Cost-effectiveness, therefore, becomes a critical concept as the
combination of both effectiveness and efficiency. Although the nature of
workbooks make them inherently low-cost and mass-produced, we remain
confronted with the bugaboo of effectiveness. To justify the continued
use of workbooks in clinical settings, as well as to promote more stringent
empirical examination of this issue, this chapter examine if workbooks
show any effectiveness.
Meta-analytical methods for the cumulation and examination of research
studies can thus provide an alternative, and in many ways preferable,
approach to evaluate a research literature. Meta-analysis is a
statistically based approach for generating effect size estimates by
aggregating effect size information from all available sources. There are,
however, some unique difficulties posed by the literature on workbooks.

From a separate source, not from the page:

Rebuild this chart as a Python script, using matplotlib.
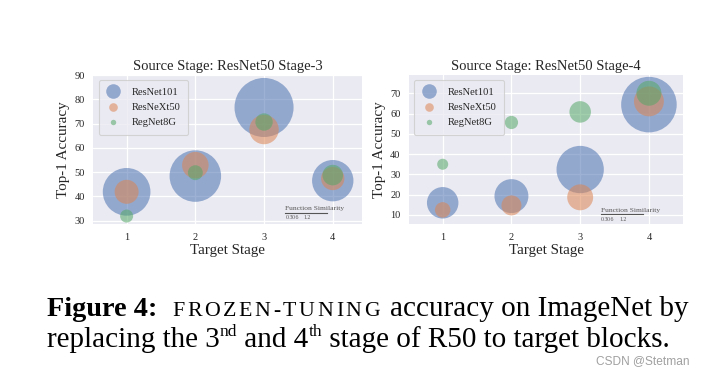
import matplotlib
matplotlib.use('Agg')
import matplotlib.pyplot as plt
import seaborn as sns
from matplotlib.lines import Line2D

# ---------------- data ----------------
stages = [1, 2, 3, 4]
model_names = ['ResNet101', 'ResNeXt50', 'RegNet8G']

# Source stage 3 : top-1 accuracy
s3_resnet101_acc = [41.9, 48.4, 76.7, 46.5]
s3_resnext50_acc = [41.9, 52.9, 67.6, 47.4]
s3_regnet8g_acc = [31.9, 49.8, 70.7, 48.8]
# Source stage 3 : function similarity (bubble size)
s3_resnet101_sim = [1.42, 1.66, 2.18, 1.07]
s3_resnext50_sim = [0.36, 0.44, 0.54, 0.34]
s3_regnet8g_sim = [0.106, 0.14, 0.19, 0.265]

# Source stage 4 : top-1 accuracy
s4_resnet101_acc = [16.0, 19.3, 32.4, 64.4]
s4_resnext50_acc = [12.5, 14.7, 18.7, 66.0]
s4_regnet8g_acc = [35.0, 55.6, 60.8, 70.0]
# Source stage 4 : function similarity (bubble size)
s4_resnet101_sim = [0.62, 0.72, 1.40, 1.93]
s4_resnext50_sim = [0.15, 0.25, 0.42, 0.56]
s4_regnet8g_sim = [0.076, 0.11, 0.29, 0.39]

scale_ticks = [0.3, 0.6, 1.2]

titles = ['Source Stage: ResNet50 Stage-3', 'Source Stage: ResNet50 Stage-4']

# ---------------- style ----------------
sns.set_theme(style='darkgrid')
plt.rcParams['font.family'] = ['Liberation Serif', 'DejaVu Serif']
colors = ['#4C72B0', '#DD8452', '#55A868']
ALPHA = 0.55
SIZE_K = 829.0  # points^2 per unit similarity

fig = plt.figure(figsize=(7.04, 3.74), dpi=100)
fig.patch.set_facecolor('white')

W, H = 704.0, 374.0
ax1 = fig.add_axes([93.3 / W, (H - 224.3) / H, 269.0 / W, 149.3 / H])
ax2 = fig.add_axes([409.0 / W, (H - 224.3) / H, 274.3 / W, 149.3 / H])

panels = [
    (ax1, [s3_resnet101_acc, s3_resnext50_acc, s3_regnet8g_acc],
     [s3_resnet101_sim, s3_resnext50_sim, s3_regnet8g_sim],
     (0.515, 4.43), (28.5, 90.1), [30, 40, 50, 60, 70, 80, 90],
     [0.713, 0.078, 0.156]),
    (ax2, [s4_resnet101_acc, s4_resnext50_acc, s4_regnet8g_acc],
     [s4_resnet101_sim, s4_resnext50_sim, s4_regnet8g_sim],
     (0.51, 4.5), (5.4, 79.0), [10, 20, 30, 40, 50, 60, 70],
     [0.699, 0.069, 0.153]),
]

for i, (ax, accs, sims, xl, yl, yt, ins) in enumerate(panels):
    ax.set_facecolor('#EAEAF2')
    for acc, sim, c in zip(accs, sims, colors):
        ax.scatter(stages, acc, s=[v * SIZE_K for v in sim], color=c,
                   alpha=ALPHA, linewidths=0, zorder=3)
    ax.set_xlim(*xl)
    ax.set_ylim(*yl)
    ax.set_xticks(stages)
    ax.set_yticks(yt)
    ax.tick_params(axis='both', labelsize=7.5, length=0, pad=6.2,
                   labelcolor='#262626')
    ax.grid(True, color='white', linewidth=0.9)
    for sp in ax.spines.values():
        sp.set_visible(False)
    ax.set_title(titles[i], fontsize=10.5, pad=3.5, color='#262626')
    ax.set_xlabel('Target Stage', fontsize=10.8, labelpad=1.5, color='#262626')
    ax.set_ylabel('Top-1 Accuracy', fontsize=10.8, labelpad=3, color='#262626')

    handles = [Line2D([], [], marker='o', linestyle='none', markersize=ms,
                      markerfacecolor=c, markeredgewidth=0, alpha=ALPHA)
               for ms, c in zip([10.5, 6.2, 3.9], colors)]
    leg = ax.legend(handles, model_names, loc='upper left', fontsize=7.6,
                    frameon=True, labelspacing=0.55, handlelength=1.35,
                    handletextpad=1.1, borderpad=0.7, borderaxespad=0.5)
    leg.get_frame().set_facecolor('#EAEAF2')
    leg.get_frame().set_edgecolor('#CCCCCC')
    leg.get_frame().set_alpha(0.8)
    leg.get_frame().set_linewidth(0.8)

    # function similarity scale
    iax = ax.inset_axes([ins[0], ins[1], ins[2], 0.002])
    iax.set_facecolor('none')
    iax.patch.set_alpha(0)
    iax.grid(False)
    for k, sp in iax.spines.items():
        sp.set_visible(k == 'bottom')
    iax.spines['bottom'].set_color('#555555')
    iax.spines['bottom'].set_linewidth(0.8)
    iax.set_xlim(0.1, 2.2)
    iax.set_xticks(scale_ticks)
    iax.set_xticklabels([f'{v:g}' for v in scale_ticks])
    iax.set_yticks([])
    iax.tick_params(axis='x', labelsize=4.2, length=2, width=0.6,
                    direction='inout', pad=1, colors='#555555',
                    labelcolor='#555555')
    iax.set_title('Function Similarity', fontsize=5.4, pad=1.5,
                  color='#555555', loc='left')

# ---------------- caption ----------------
fig.canvas.draw()
renderer = fig.canvas.get_renderer()
S = 21.0
serif = 'Liberation Serif'


def draw_runs(runs, x_px, base_px):
    x = x_px
    for txt, size, weight, rise, gap in runs:
        x += gap
        t = fig.text(x / W, (H - base_px + rise) / H, txt, fontsize=size,
                     fontweight=weight, family=serif, ha='left',
                     va='baseline', color='black')
        x += t.get_window_extent(renderer).width


line1 = [('Figure 4:', S * 0.97, 'bold', 0, 0)]
for k, ch in enumerate('FROZEN-TUNING'):
    line1.append((ch, S * 0.75, 'normal', 0, 15 if k == 0 else 2.6))
line1.append(('accuracy on ImageNet by', S, 'normal', 0, 10))
line2 = [('replacing the 3', S, 'normal', 0, 0), ('nd', S * 0.6, 'normal', 11, 0),
         (' and 4', S, 'normal', 0, 0), ('th', S * 0.6, 'normal', 11, 0),
         (' stage of R50 to target blocks.', S, 'normal', 0, 0)]
draw_runs(line1, 47, 316)
draw_runs(line2, 47, 347)

fig.text(690 / W, (H - 364) / H, 'CSDN @Stetman', fontsize=8.6,
         family='Liberation Sans', color='#a0a0a0', ha='right', va='baseline')

fig.savefig('out.png', dpi=100, facecolor='white')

Vast differences exist between studies in overall design and quality of
methods and statistics used. There are, however, a relatively small
number of studies that contrast workbooks to a control condition (often a
delayed treatment condition).
All studies had to include the use of a workbook in conjunction with, or
solely as, therapy (with the explicit aim of producing positive change on
some outcome measure). Studies were also required to contain some outcome
measure of health, although, for the purposes of this chapter, we defined
health in the broadest possible terms. Such health outcomes could be in
the domain of either mental or physical health, or more general measures
of performance (e.g., student grades, cognitive performance). Studies also
had to contain statistical information necessary to calculate an effect size.
Following these criteria, 18 studies were included in this analysis.

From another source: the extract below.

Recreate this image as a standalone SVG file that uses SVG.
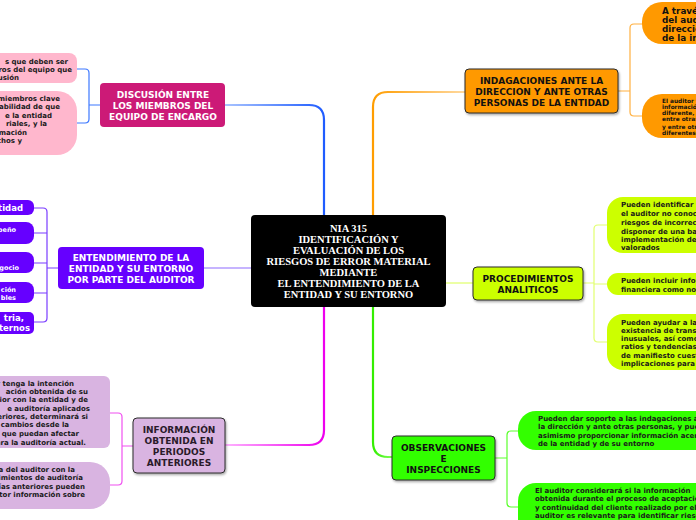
<svg xmlns="http://www.w3.org/2000/svg" width="696" height="520" viewBox="0 0 696 520">
<defs>
<style>
.t{font-family:"DejaVu Sans",Verdana,sans-serif;font-weight:bold}
.m{font-size:9px;text-anchor:middle}
.c{font-size:7px;fill:#1a1a1a}
.e{text-anchor:end}
.w{fill:#ffffff}
.ctr{font-family:"Liberation Serif","Times New Roman",serif;font-weight:bold;font-size:10.5px;fill:#ffffff;text-anchor:middle}
.bd{stroke:#2b2b2b;stroke-width:1}
.cn{fill:none;stroke-linecap:round}
</style>
<linearGradient id="gBlue" gradientUnits="userSpaceOnUse" x1="225" y1="0" x2="324" y2="0"><stop offset="0" stop-color="#a9c4ff"/><stop offset="1" stop-color="#1f5cff"/></linearGradient>
<linearGradient id="gOrange" gradientUnits="userSpaceOnUse" x1="465" y1="0" x2="373" y2="0"><stop offset="0" stop-color="#ffd9a0"/><stop offset="1" stop-color="#ff9d00"/></linearGradient>
<linearGradient id="gMag" gradientUnits="userSpaceOnUse" x1="225" y1="0" x2="324" y2="0"><stop offset="0" stop-color="#ffb3ff"/><stop offset="1" stop-color="#ee00ee"/></linearGradient>
<linearGradient id="gGreen" gradientUnits="userSpaceOnUse" x1="392" y1="0" x2="373" y2="0"><stop offset="0" stop-color="#7dff55"/><stop offset="1" stop-color="#33ee00"/></linearGradient>
<filter id="sh" x="-10%" y="-10%" width="130%" height="140%"><feDropShadow dx="1" dy="1.5" stdDeviation="0.8" flood-color="#000" flood-opacity="0.35"/></filter>
</defs>
<rect width="696" height="520" fill="#ffffff"/>

<g id="connectors">
<path class="cn" d="M324,215 V120 Q324,105 309,105 H225" stroke="url(#gBlue)" stroke-width="2.2"/>
<path class="cn" d="M373,215 V107 Q373,92 388,92 H465" stroke="url(#gOrange)" stroke-width="2.2"/>
<path class="cn" d="M324,307 V430 Q324,445 309,445 H225" stroke="url(#gMag)" stroke-width="2.2"/>
<path class="cn" d="M373,307 V442 Q373,457 388,457 H392" stroke="url(#gGreen)" stroke-width="2.2"/>
<path class="cn" d="M251,268 H204" stroke="#b49cff" stroke-width="1.5"/>
<path class="cn" d="M446,283 H473" stroke="#e6ff88" stroke-width="1.5"/>

<path class="cn" d="M77,69 H85 Q89,69 89,73 V119 Q89,123 85,123 H77 M89,105 H100" stroke="#3d78ff" stroke-width="1.2"/>
<path class="cn" d="M34,208 H43 Q47,208 47,212 V318 Q47,322 43,322 H34 M34,233 H47 M34,263 H47 M34,293 H47 M47,268 H58" stroke="#7a3cff" stroke-width="1.2"/>
<path class="cn" d="M110,413 H118 Q122,413 122,417 V481 Q122,485 118,485 H110 M122,446 H133" stroke="#f050f0" stroke-width="1.2"/>
<path class="cn" d="M642,24 H634 Q630,24 630,28 V112 Q630,116 634,116 H642 M618,91 H630" stroke="#ffb040" stroke-width="1.2"/>
<path class="cn" d="M607,225 H598 Q594,225 594,229 V338 Q594,342 598,342 H607 M594,284 H607 M583,283 H594" stroke="#e2ff70" stroke-width="1.2"/>
<path class="cn" d="M518,431 H511 Q507,431 507,435 V503 Q507,507 511,507 H518 M495,458 H507" stroke="#5cff2e" stroke-width="1.2"/>
</g>

<g id="center">
<rect x="251" y="215" width="195" height="92" rx="4" fill="#000000"/>
<text class="ctr" x="348.5" y="232">NIA 315</text>
<text class="ctr" x="348.5" y="243">IDENTIFICACIÓN Y</text>
<text class="ctr" x="348.5" y="254">EVALUACIÓN DE LOS</text>
<text class="ctr" x="348.5" y="265">RIESGOS DE ERROR MATERIAL</text>
<text class="ctr" x="348.5" y="276">MEDIANTE</text>
<text class="ctr" x="348.5" y="287">EL ENTENDIMIENTO DE LA</text>
<text class="ctr" x="348.5" y="298">ENTIDAD Y SU ENTORNO</text>
</g>

<g id="discusion">
<rect x="100" y="83" width="125" height="44" rx="4" fill="#cc1a77"/>
<text class="t m w" x="163" y="98">DISCUSIÓN ENTRE</text>
<text class="t m w" x="163" y="109">LOS MIEMBROS DEL</text>
<text class="t m w" x="163" y="120">EQUIPO DE ENCARGO</text>
</g>
<g id="discusion-1">
<rect x="-30" y="53" width="107" height="30" rx="8" fill="#ffb7cd"/>
<text class="t c e" x="68" y="63.5">s que deben ser</text>
<text class="t c e" x="72" y="71.5">ros del equipo que</text>
<text class="t c e" x="19" y="79.5">usión</text>
</g>
<g id="discusion-2">
<rect x="-30" y="91" width="107" height="64" rx="20" fill="#ffb7cd"/>
<text class="t c e" x="60" y="100.5">miembros clave</text>
<text class="t c e" x="60" y="108.5">abilidad de que</text>
<text class="t c e" x="52" y="117.5">e la entidad</text>
<text class="t c e" x="47" y="125.5">riales, y la</text>
<text class="t c e" x="27" y="134.5">rmación</text>
<text class="t c e" x="22" y="142.5">chos y</text>
</g>

<g id="entendimiento">
<rect x="58" y="247" width="146" height="42" rx="4" fill="#6600ff"/>
<text class="t m w" x="131" y="261">ENTENDIMIENTO DE LA</text>
<text class="t m w" x="131" y="272">ENTIDAD Y SU ENTORNO</text>
<text class="t m w" x="131" y="283">POR PARTE DEL AUDITOR</text>
</g>
<g id="ent-1"><rect x="-20" y="200" width="54" height="15" rx="6" fill="#6600ff"/><text class="t e w" style="font-size:8.5px" x="23" y="211">tidad</text></g>
<g id="ent-2"><rect x="-20" y="222" width="54" height="22" rx="8" fill="#6600ff"/><text class="t e w" style="font-size:6.5px" x="16" y="231.5">peño</text></g>
<g id="ent-3"><rect x="-20" y="252" width="54" height="21" rx="8" fill="#6600ff"/><text class="t e w" style="font-size:6.5px" x="19" y="270">gocio</text></g>
<g id="ent-4"><rect x="-20" y="282" width="54" height="21" rx="8" fill="#6600ff"/><text class="t e w" style="font-size:6.5px" x="16" y="291.5">ción</text><text class="t e w" style="font-size:6.5px" x="16" y="299.5">bles</text></g>
<g id="ent-5"><rect x="-20" y="312" width="54" height="22" rx="5" fill="#6600ff"/><text class="t e w" style="font-size:8.5px" x="24" y="321">tria,</text><text class="t e w" style="font-size:8.5px" x="30" y="331">cternos</text></g>

<g id="informacion">
<rect x="133" y="418" width="92" height="55" rx="4" fill="#d9b4e1" class="bd" filter="url(#sh)"/>
<text class="t m" fill="#2a1a2a" x="179" y="433">INFORMACIÓN</text>
<text class="t m" fill="#2a1a2a" x="179" y="444">OBTENIDA EN</text>
<text class="t m" fill="#2a1a2a" x="179" y="455">PERIODOS</text>
<text class="t m" fill="#2a1a2a" x="179" y="466">ANTERIORES</text>
</g>
<g id="info-1">
<rect x="-30" y="376" width="140" height="72" rx="6" fill="#d9b4e1"/>
<text class="t c e" x="74" y="385.5">r tenga la intención</text>
<text class="t c e" x="88" y="393.5">ación obtenida de su</text>
<text class="t c e" x="88" y="401.5">rior con la entidad y de</text>
<text class="t c e" x="90" y="410.5">e auditoría aplicados</text>
<text class="t c e" x="88" y="418.5">eriores, determinará si</text>
<text class="t c e" x="69" y="426.5">cambios desde la</text>
<text class="t c e" x="79" y="435.5">que puedan afectar</text>
<text class="t c e" x="86" y="444.5">ara la auditoría actual.</text>
</g>
<g id="info-2">
<rect x="-30" y="462" width="140" height="47" rx="20" fill="#d9b4e1"/>
<text class="t c e" x="75" y="471.5">a del auditor con la</text>
<text class="t c e" x="83" y="479.5">imientos de auditoría</text>
<text class="t c e" x="85" y="488.5">ías anteriores pueden</text>
<text class="t c e" x="85" y="496.5">itor información sobre</text>
</g>

<g id="indagaciones">
<rect x="465" y="69" width="153" height="44" rx="4" fill="#ff9900" class="bd" filter="url(#sh)"/>
<text class="t m" fill="#111" x="541.5" y="84">INDAGACIONES ANTE LA</text>
<text class="t m" fill="#111" x="541.5" y="95">DIRECCION Y ANTE OTRAS</text>
<text class="t m" fill="#111" x="541.5" y="106">PERSONAS DE LA ENTIDAD</text>
</g>
<g id="indag-1">
<rect x="642" y="2" width="90" height="42" rx="20" fill="#ff9900"/>
<text class="t" style="font-size:8.8px" fill="#111" x="662" y="13.5">A travé</text>
<text class="t" style="font-size:8.8px" fill="#111" x="662" y="22.8">del audi</text>
<text class="t" style="font-size:8.8px" fill="#111" x="662" y="32.1">direcció</text>
<text class="t" style="font-size:8.8px" fill="#111" x="662" y="41.4">de la int</text>
</g>
<g id="indag-2">
<rect x="642" y="94" width="90" height="44" rx="20" fill="#ff9900"/>
<text class="t" style="font-size:5.8px" fill="#111" x="662" y="103">El auditor t</text>
<text class="t" style="font-size:5.8px" fill="#111" x="662" y="109">informació</text>
<text class="t" style="font-size:5.8px" fill="#111" x="662" y="115">diferente, </text>
<text class="t" style="font-size:5.8px" fill="#111" x="662" y="121">entre otras</text>
<text class="t" style="font-size:5.8px" fill="#111" x="662" y="129">y entre otr</text>
<text class="t" style="font-size:5.8px" fill="#111" x="662" y="135">diferentes</text>
</g>

<g id="procedimientos">
<rect x="473" y="267" width="110" height="33" rx="4" fill="#ccff00" class="bd" filter="url(#sh)"/>
<text class="t m" fill="#111" x="528" y="282">PROCEDIMIENTOS</text>
<text class="t m" fill="#111" x="528" y="293">ANALITICOS</text>
</g>
<g id="proc-1">
<rect x="607" y="197" width="120" height="56" rx="16" fill="#ccff00"/>
<text class="t c" x="621" y="206.5">Pueden identificar as</text>
<text class="t c" x="621" y="215.5">el auditor no conocía</text>
<text class="t c" x="621" y="224.5">riesgos de incorrecci</text>
<text class="t c" x="621" y="233.5">disponer de una bas</text>
<text class="t c" x="621" y="241.5">implementación de r</text>
<text class="t c" x="621" y="249.5">valorados</text>
</g>
<g id="proc-2">
<rect x="607" y="273" width="120" height="22" rx="11" fill="#ccff00"/>
<text class="t c" x="621" y="282.5">Pueden incluir inform</text>
<text class="t c" x="621" y="291.5">financiera como no fi</text>
</g>
<g id="proc-3">
<rect x="607" y="314" width="120" height="56" rx="16" fill="#ccff00"/>
<text class="t c" x="621" y="324.5">Pueden ayudar a la</text>
<text class="t c" x="621" y="332.8">existencia de trans</text>
<text class="t c" x="621" y="341">inusuales, así como</text>
<text class="t c" x="621" y="349.3">ratios y tendencias</text>
<text class="t c" x="621" y="357.6">de manifiesto cuest</text>
<text class="t c" x="621" y="366">implicaciones para</text>
</g>

<g id="observaciones">
<rect x="392" y="436" width="103" height="44" rx="4" fill="#33ff00" class="bd" filter="url(#sh)"/>
<text class="t m" fill="#111" x="443.5" y="451">OBSERVACIONES</text>
<text class="t m" fill="#111" x="443.5" y="462">E</text>
<text class="t m" fill="#111" x="443.5" y="473">INSPECCIONES</text>
</g>
<g id="obs-1">
<rect x="518" y="411" width="200" height="39" rx="18" fill="#33ff00"/>
<text class="t c" x="538" y="420.5">Pueden dar soporte a las indagaciones a</text>
<text class="t c" x="538" y="429">la dirección y ante otras personas, y pue</text>
<text class="t c" x="538" y="437.5">asimismo proporcionar información acer</text>
<text class="t c" x="538" y="446">de la entidad y de su entorno</text>
</g>
<g id="obs-2">
<rect x="518" y="483" width="200" height="60" rx="18" fill="#33ff00"/>
<text class="t c" x="535" y="492.5">El auditor considerará si la información</text>
<text class="t c" x="535" y="501">obtenida  durante el proceso de aceptació</text>
<text class="t c" x="535" y="509.5">y continuidad del cliente realizado por el</text>
<text class="t c" x="535" y="518">auditor es relevante para identificar riesg</text>
</g>
</svg>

Magnitude and significance of the overall mean weighted effect size was
computed for all outcomes and all studies. One effect size was computed
for each study by generating effect sizes for each outcome in the study, and
then averaging across all outcomes. These study effect sizes were then
cumulated across all studies (corrected for bias) for an overall effect
size of workbooks.
The overall effect size across all outcomes and all studies was d = .30 (r
= .15; 95% CI +0.21 / +0.39, p<.0001). There was considerable variability
in effect sizes between studies, ranging from -.22 to +1.16. Effect
size for workbooks alone was d = .36 (r = .15; 95% CI +0.22 / +0.50),
whereas the effect size for workbooks used in conjunction with other
treatment was d = .26 (r = .13; 95% CI +0.15 / +0.37). The difference
between these two effect sizes was not significant (Qb(1) = 1.27, p =
.26).
Overall effect size for mental health outcomes was d = .44 (r = .21, 95%
CI +0.29 / +0.59). Overal effect size of workbooks on physical health
outcomes was d = .25 (r = .12, 95 %CI +0.14 / +0.35). Unlike mental
health outcomes, the test for homogeneity of effect sizes was significant
(Qw(5) = 10.79, p = .05).
Results of this analysis suggest that workbooks may produce a medium
effect size in mental health and a somewhat lower effect size for physical
health (although there was great variability for such outcomes). This
analysis supports the use of workbooks as additions or as alternatives in
preventive and psychotherapeutic practices, making them tools for
secondary prevention. Furthermore, as long as they are external to traditional
psychotherapeutic practices, they are not yet part of the mental or
physical health mainstream. It behooves practitioners using them to
include informed consent and pre-post objective evaluation as standard
operating procedures in their preventive and clinical practices. Finally,
we explicitly encourage future research on the use of workbooks.